## [Stated task]
Write out the material again word for word, dropping any images it holds.

== Dataset extract ==

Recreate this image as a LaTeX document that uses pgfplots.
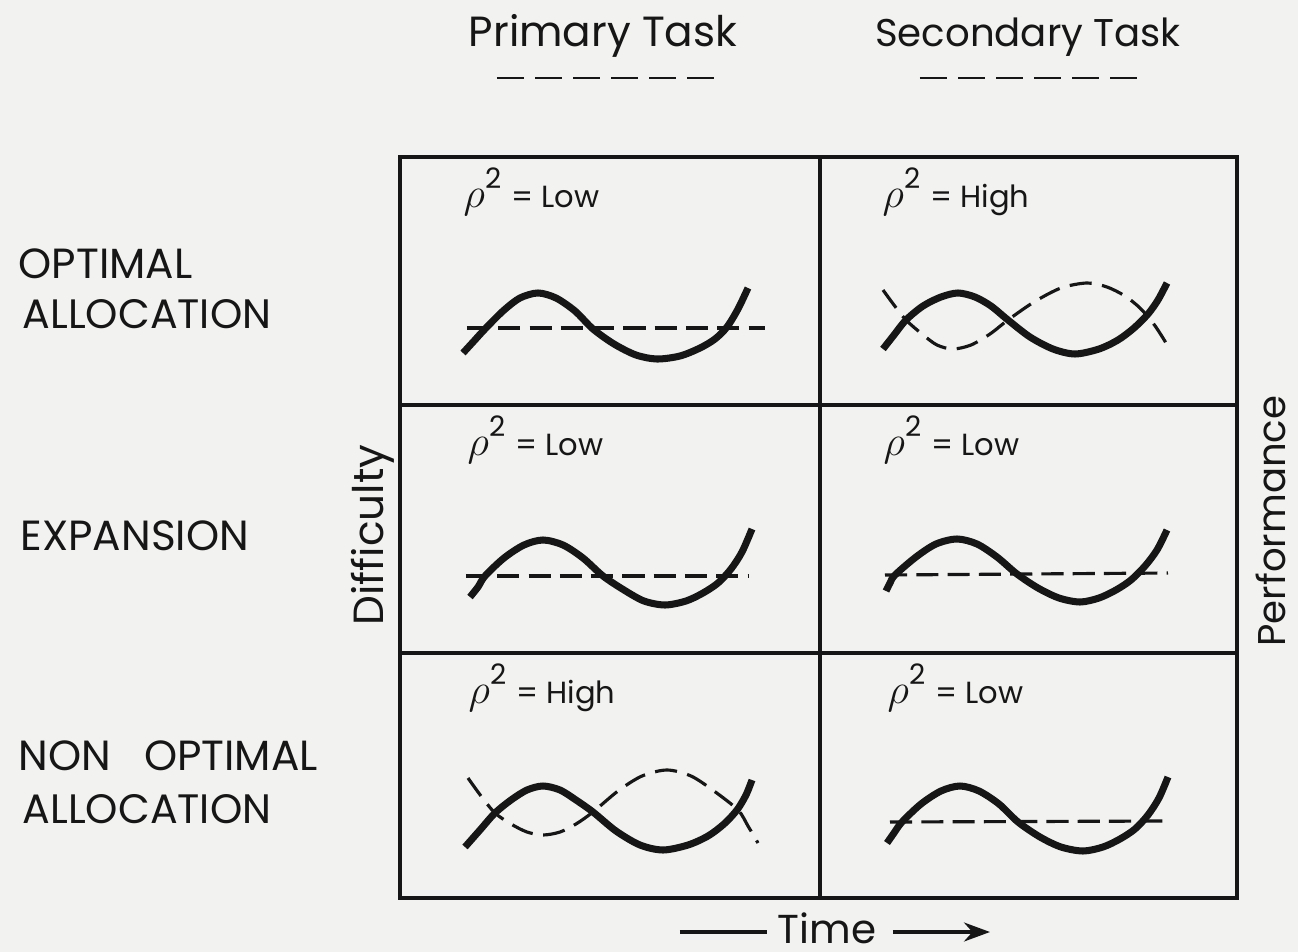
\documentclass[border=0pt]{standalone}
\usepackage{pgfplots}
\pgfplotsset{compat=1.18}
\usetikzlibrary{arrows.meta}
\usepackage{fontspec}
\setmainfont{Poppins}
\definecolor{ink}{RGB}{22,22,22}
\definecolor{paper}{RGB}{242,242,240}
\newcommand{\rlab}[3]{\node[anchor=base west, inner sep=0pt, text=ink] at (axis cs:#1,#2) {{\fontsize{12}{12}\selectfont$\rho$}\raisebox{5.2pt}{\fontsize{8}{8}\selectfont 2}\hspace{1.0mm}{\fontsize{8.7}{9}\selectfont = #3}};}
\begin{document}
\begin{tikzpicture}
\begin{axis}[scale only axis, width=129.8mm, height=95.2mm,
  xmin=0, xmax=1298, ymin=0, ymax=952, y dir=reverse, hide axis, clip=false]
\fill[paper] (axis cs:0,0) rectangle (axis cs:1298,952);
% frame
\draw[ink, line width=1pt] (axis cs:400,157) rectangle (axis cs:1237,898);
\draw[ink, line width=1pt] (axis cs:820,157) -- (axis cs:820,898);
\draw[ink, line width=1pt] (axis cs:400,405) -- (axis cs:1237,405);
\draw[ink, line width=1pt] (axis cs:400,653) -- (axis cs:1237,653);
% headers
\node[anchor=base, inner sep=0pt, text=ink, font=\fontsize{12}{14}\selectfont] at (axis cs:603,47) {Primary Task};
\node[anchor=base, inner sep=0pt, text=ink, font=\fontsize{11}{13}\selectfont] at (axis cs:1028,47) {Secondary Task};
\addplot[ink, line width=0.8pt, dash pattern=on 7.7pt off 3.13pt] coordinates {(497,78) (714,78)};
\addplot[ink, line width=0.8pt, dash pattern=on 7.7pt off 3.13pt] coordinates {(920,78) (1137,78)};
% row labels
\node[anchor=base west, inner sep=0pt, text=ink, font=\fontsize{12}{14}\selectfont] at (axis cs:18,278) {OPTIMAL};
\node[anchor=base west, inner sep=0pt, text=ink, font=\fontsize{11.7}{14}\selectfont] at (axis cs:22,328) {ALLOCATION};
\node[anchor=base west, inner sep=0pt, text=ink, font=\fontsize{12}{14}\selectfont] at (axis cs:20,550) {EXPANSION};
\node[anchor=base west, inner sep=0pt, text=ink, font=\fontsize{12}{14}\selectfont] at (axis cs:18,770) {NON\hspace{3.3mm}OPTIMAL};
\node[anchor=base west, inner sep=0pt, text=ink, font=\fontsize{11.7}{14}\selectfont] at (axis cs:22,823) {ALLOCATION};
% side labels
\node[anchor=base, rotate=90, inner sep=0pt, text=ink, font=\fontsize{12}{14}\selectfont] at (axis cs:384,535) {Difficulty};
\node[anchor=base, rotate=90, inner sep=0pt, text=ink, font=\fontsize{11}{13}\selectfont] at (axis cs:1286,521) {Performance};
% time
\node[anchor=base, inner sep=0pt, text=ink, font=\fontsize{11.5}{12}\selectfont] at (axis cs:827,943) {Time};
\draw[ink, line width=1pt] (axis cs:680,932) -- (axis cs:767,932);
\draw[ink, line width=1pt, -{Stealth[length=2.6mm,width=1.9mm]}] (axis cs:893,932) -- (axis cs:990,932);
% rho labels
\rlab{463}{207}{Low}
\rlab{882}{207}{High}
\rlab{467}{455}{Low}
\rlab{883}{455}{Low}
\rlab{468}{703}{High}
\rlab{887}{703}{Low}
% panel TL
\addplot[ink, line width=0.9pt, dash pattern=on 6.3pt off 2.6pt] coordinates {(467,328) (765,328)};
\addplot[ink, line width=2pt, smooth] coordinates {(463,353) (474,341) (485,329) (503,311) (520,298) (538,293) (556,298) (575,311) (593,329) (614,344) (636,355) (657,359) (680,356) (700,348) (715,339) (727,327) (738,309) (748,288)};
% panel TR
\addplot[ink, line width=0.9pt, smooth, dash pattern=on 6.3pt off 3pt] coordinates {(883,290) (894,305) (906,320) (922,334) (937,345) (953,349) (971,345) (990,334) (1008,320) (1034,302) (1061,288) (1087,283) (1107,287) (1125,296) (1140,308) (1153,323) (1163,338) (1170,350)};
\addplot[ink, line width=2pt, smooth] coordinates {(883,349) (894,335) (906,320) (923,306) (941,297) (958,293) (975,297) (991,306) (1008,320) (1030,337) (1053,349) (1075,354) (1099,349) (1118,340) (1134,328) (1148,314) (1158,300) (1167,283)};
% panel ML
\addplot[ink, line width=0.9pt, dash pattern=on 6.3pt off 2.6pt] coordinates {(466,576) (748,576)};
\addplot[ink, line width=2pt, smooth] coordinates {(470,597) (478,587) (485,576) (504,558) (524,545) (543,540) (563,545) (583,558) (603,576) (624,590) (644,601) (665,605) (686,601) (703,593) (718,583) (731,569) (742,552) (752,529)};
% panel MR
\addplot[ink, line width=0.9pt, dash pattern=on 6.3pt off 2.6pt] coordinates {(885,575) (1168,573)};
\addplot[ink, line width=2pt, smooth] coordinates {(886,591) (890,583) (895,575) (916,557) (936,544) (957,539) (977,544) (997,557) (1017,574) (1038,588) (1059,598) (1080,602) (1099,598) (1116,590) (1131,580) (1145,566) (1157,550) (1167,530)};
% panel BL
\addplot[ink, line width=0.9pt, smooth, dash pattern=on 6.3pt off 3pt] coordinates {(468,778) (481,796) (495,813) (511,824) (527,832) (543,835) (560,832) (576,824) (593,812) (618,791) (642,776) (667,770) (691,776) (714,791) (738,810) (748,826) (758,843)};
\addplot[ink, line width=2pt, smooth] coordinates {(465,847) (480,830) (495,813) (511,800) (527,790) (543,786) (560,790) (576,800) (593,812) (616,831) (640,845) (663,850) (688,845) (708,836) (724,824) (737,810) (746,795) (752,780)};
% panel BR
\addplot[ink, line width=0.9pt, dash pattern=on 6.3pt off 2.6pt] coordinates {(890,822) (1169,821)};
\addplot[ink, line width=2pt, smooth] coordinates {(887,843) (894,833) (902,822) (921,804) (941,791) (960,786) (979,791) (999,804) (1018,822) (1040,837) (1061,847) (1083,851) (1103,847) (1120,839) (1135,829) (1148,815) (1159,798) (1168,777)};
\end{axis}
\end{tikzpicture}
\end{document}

===

## [Exercise output]
Recreate this image as a LaTeX document that uses pgfplots.
\documentclass[border=0pt]{standalone}
\usepackage{pgfplots}
\pgfplotsset{compat=1.18}
\usetikzlibrary{arrows.meta}
\usepackage{fontspec}
\setmainfont{Poppins}
\definecolor{ink}{RGB}{22,22,22}
\definecolor{paper}{RGB}{242,242,240}
\newcommand{\rlab}[3]{\node[anchor=base west, inner sep=0pt, text=ink] at (axis cs:#1,#2) {{\fontsize{12}{12}\selectfont$\rho$}\raisebox{5.2pt}{\fontsize{8}{8}\selectfont 2}\hspace{1.0mm}{\fontsize{8.7}{9}\selectfont = #3}};}
\begin{document}
\begin{tikzpicture}
\begin{axis}[scale only axis, width=129.8mm, height=95.2mm,
  xmin=0, xmax=1298, ymin=0, ymax=952, y dir=reverse, hide axis, clip=false]
\fill[paper] (axis cs:0,0) rectangle (axis cs:1298,952);
% frame
\draw[ink, line width=1pt] (axis cs:400,157) rectangle (axis cs:1237,898);
\draw[ink, line width=1pt] (axis cs:820,157) -- (axis cs:820,898);
\draw[ink, line width=1pt] (axis cs:400,405) -- (axis cs:1237,405);
\draw[ink, line width=1pt] (axis cs:400,653) -- (axis cs:1237,653);
% headers
\node[anchor=base, inner sep=0pt, text=ink, font=\fontsize{12}{14}\selectfont] at (axis cs:603,47) {Primary Task};
\node[anchor=base, inner sep=0pt, text=ink, font=\fontsize{11}{13}\selectfont] at (axis cs:1028,47) {Secondary Task};
\addplot[ink, line width=0.8pt, dash pattern=on 7.7pt off 3.13pt] coordinates {(497,78) (714,78)};
\addplot[ink, line width=0.8pt, dash pattern=on 7.7pt off 3.13pt] coordinates {(920,78) (1137,78)};
% row labels
\node[anchor=base west, inner sep=0pt, text=ink, font=\fontsize{12}{14}\selectfont] at (axis cs:18,278) {OPTIMAL};
\node[anchor=base west, inner sep=0pt, text=ink, font=\fontsize{11.7}{14}\selectfont] at (axis cs:22,328) {ALLOCATION};
\node[anchor=base west, inner sep=0pt, text=ink, font=\fontsize{12}{14}\selectfont] at (axis cs:20,550) {EXPANSION};
\node[anchor=base west, inner sep=0pt, text=ink, font=\fontsize{12}{14}\selectfont] at (axis cs:18,770) {NON\hspace{3.3mm}OPTIMAL};
\node[anchor=base west, inner sep=0pt, text=ink, font=\fontsize{11.7}{14}\selectfont] at (axis cs:22,823) {ALLOCATION};
% side labels
\node[anchor=base, rotate=90, inner sep=0pt, text=ink, font=\fontsize{12}{14}\selectfont] at (axis cs:384,535) {Difficulty};
\node[anchor=base, rotate=90, inner sep=0pt, text=ink, font=\fontsize{11}{13}\selectfont] at (axis cs:1286,521) {Performance};
% time
\node[anchor=base, inner sep=0pt, text=ink, font=\fontsize{11.5}{12}\selectfont] at (axis cs:827,943) {Time};
\draw[ink, line width=1pt] (axis cs:680,932) -- (axis cs:767,932);
\draw[ink, line width=1pt, -{Stealth[length=2.6mm,width=1.9mm]}] (axis cs:893,932) -- (axis cs:990,932);
% rho labels
\rlab{463}{207}{Low}
\rlab{882}{207}{High}
\rlab{467}{455}{Low}
\rlab{883}{455}{Low}
\rlab{468}{703}{High}
\rlab{887}{703}{Low}
% panel TL
\addplot[ink, line width=0.9pt, dash pattern=on 6.3pt off 2.6pt] coordinates {(467,328) (765,328)};
\addplot[ink, line width=2pt, smooth] coordinates {(463,353) (474,341) (485,329) (503,311) (520,298) (538,293) (556,298) (575,311) (593,329) (614,344) (636,355) (657,359) (680,356) (700,348) (715,339) (727,327) (738,309) (748,288)};
% panel TR
\addplot[ink, line width=0.9pt, smooth, dash pattern=on 6.3pt off 3pt] coordinates {(883,290) (894,305) (906,320) (922,334) (937,345) (953,349) (971,345) (990,334) (1008,320) (1034,302) (1061,288) (1087,283) (1107,287) (1125,296) (1140,308) (1153,323) (1163,338) (1170,350)};
\addplot[ink, line width=2pt, smooth] coordinates {(883,349) (894,335) (906,320) (923,306) (941,297) (958,293) (975,297) (991,306) (1008,320) (1030,337) (1053,349) (1075,354) (1099,349) (1118,340) (1134,328) (1148,314) (1158,300) (1167,283)};
% panel ML
\addplot[ink, line width=0.9pt, dash pattern=on 6.3pt off 2.6pt] coordinates {(466,576) (748,576)};
\addplot[ink, line width=2pt, smooth] coordinates {(470,597) (478,587) (485,576) (504,558) (524,545) (543,540) (563,545) (583,558) (603,576) (624,590) (644,601) (665,605) (686,601) (703,593) (718,583) (731,569) (742,552) (752,529)};
% panel MR
\addplot[ink, line width=0.9pt, dash pattern=on 6.3pt off 2.6pt] coordinates {(885,575) (1168,573)};
\addplot[ink, line width=2pt, smooth] coordinates {(886,591) (890,583) (895,575) (916,557) (936,544) (957,539) (977,544) (997,557) (1017,574) (1038,588) (1059,598) (1080,602) (1099,598) (1116,590) (1131,580) (1145,566) (1157,550) (1167,530)};
% panel BL
\addplot[ink, line width=0.9pt, smooth, dash pattern=on 6.3pt off 3pt] coordinates {(468,778) (481,796) (495,813) (511,824) (527,832) (543,835) (560,832) (576,824) (593,812) (618,791) (642,776) (667,770) (691,776) (714,791) (738,810) (748,826) (758,843)};
\addplot[ink, line width=2pt, smooth] coordinates {(465,847) (480,830) (495,813) (511,800) (527,790) (543,786) (560,790) (576,800) (593,812) (616,831) (640,845) (663,850) (688,845) (708,836) (724,824) (737,810) (746,795) (752,780)};
% panel BR
\addplot[ink, line width=0.9pt, dash pattern=on 6.3pt off 2.6pt] coordinates {(890,822) (1169,821)};
\addplot[ink, line width=2pt, smooth] coordinates {(887,843) (894,833) (902,822) (921,804) (941,791) (960,786) (979,791) (999,804) (1018,822) (1040,837) (1061,847) (1083,851) (1103,847) (1120,839) (1135,829) (1148,815) (1159,798) (1168,777)};
\end{axis}
\end{tikzpicture}
\end{document}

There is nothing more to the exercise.